Che viva, almeno un altro po’, quel sentimento di patriottismo dannunziano che alberga in ognuno di noi. E che esulti. L’Italia del tennis vince sul suolo americano, newyorchese per esser precisi, e scusate s’è poco. In fin dei conti ce ne importa sì della crisi di governo, ma il giusto: anche perchè poi, nel tennis, quelli in crisi saranno altri. Gli azzurri di sangue son belli, passionali e alcuni di loro pure vincenti. In tre sono al terzo turno degli US Open: si chiamano Berrettini, Lorenzi e Fabbiano. Ci rendono fieri.
Matteo Berrettini ha ritrovato l’amore e pure il suo tennis. E vi conosco, amici miei: il tennis vi piace, eccome, ma quando si spiffera di cronaca rosa legata a palline gialle vi fate pervadere da quella curiosità lì, quella per cui stavate già per chiudere questo pezzo e andare a sfogliare Chi. Allora ve lo dico io: Berretta frequenta Ajla Tomljanovic, collega ed ex fidanzata di Nick Kyrgios. Il “nostro” potrebbe incontrare sul suo cammino l’australiano agli ottavi di finale, in uno scontro che, lavorando un po’ con l’immaginazione, assumerebbe le sembianze d’un duello medievale per il cuore della bella morettina. Dopotutto non son così lontani i tempi in cui Nicolas commentava ogni foto sul profilo Instagram della Tomljanovic, con frasi che le giuravano amore eterno. Se il fato ci regalerà questa sfida, ci divertiremo. Il tennis di Berrettini, dicevamo, è tornato solido come quello dei bei tempi (ovvero prima dello stop per infortunio): incisivo col dritto, resistente col rovescio, veloce come un fante sul cavallo negli spostamenti. Giocherà contro Popyrin, e se dovesse andar bene aspetterà il vincente tra Kyrgios e Rublev. Una mezza idea su chi tiferà ce l’ho.
Paolo Lorenzi, signore e signori. Sarebbe dovuto esser intitolato a lui, questo pezzo, ma “Italia che vince” mi pare suoni come il nome d’un partito politico. Quindi, almeno in questi giorni, in modo molto attraente. Paolino ha perso all’ultimo turno di qualificazioni, ma il destino è stato con lui amico e l’ha ributtato a piè pari nel tabellone principale. Al primo turno ha vinto al quinto con la wild card americana Svajda (che è tanta roba, per aver 16 anni, fidatevi d’uno scemo) rimontando due set. Nella seconda partita ha eliminato Kecmanovic, pure lui forte e in fiducia, dopo cinque ore di partita e ancora una volta al set del non ritorno.

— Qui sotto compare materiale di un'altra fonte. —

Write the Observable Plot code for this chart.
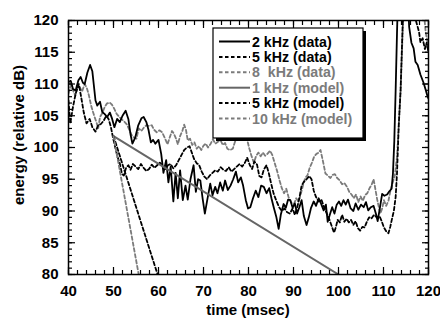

Con quel sorrisone il romano di nascita fa in fretta a diventare l’idolo di bambini e adulti; se i primi prendessero almeno un quarto della sua tenacia avremo in futuro uomini e tennisti diversi, sicuramente migliori. Paolo sfiderà Stan Wawrinka sul Louis Armstrong: il suo torneo l’ha già vinto, ma se la giocherà al cento per cento. Vincerà almeno un set, io credo.
E poi c’è Fabbiano, che durante l’anno sparisce ma negli Slam rispunta come una margherita profumata in un giorno di sole di primavera. Mica scemo, Thomas. Fino al torneo di Eastbourne non aveva mai battuto un top 30 in carriera. Poi a Wimbledon battè un ragazzo di nome Tsitsipas, cosicché tutti gridarono al miracolo; a New York ha battuto un giovane senza barba che si chiama Dominic Thiem, cioè il numero quattro del mondo (il primo degli umani veri, per capirci meglio). Un miracolo anche questo, ma inaspettato quanto basta per chi ha visto il match. Mimmo (mi perdonerà The Dominator per il soprannome da me amichevolmente attribuitogli) pareva far la parte di Fabbiano e viceversa: il pugliese è sempre riuscito a togliere il tempo in uscita dal servizio al rivale di martedì sera, quest’ultimo davvero troppo lontano dalla linea di fondo per far male all’italiano. Una vittoria in quattro set contro Thiem è roba da campioni veri. Fabbiano sembra nato per queste partite. E ci frega poco (stavolta lo scrivo) se poi ha perso al quinto contro Bublik dopo essere stato sopra per due set a zero. È un peccato, ovvio. Ma sono sicuro che quando, da grande, Fabbio ripenserà all’edizione 2019 degli US Open, sorriderà.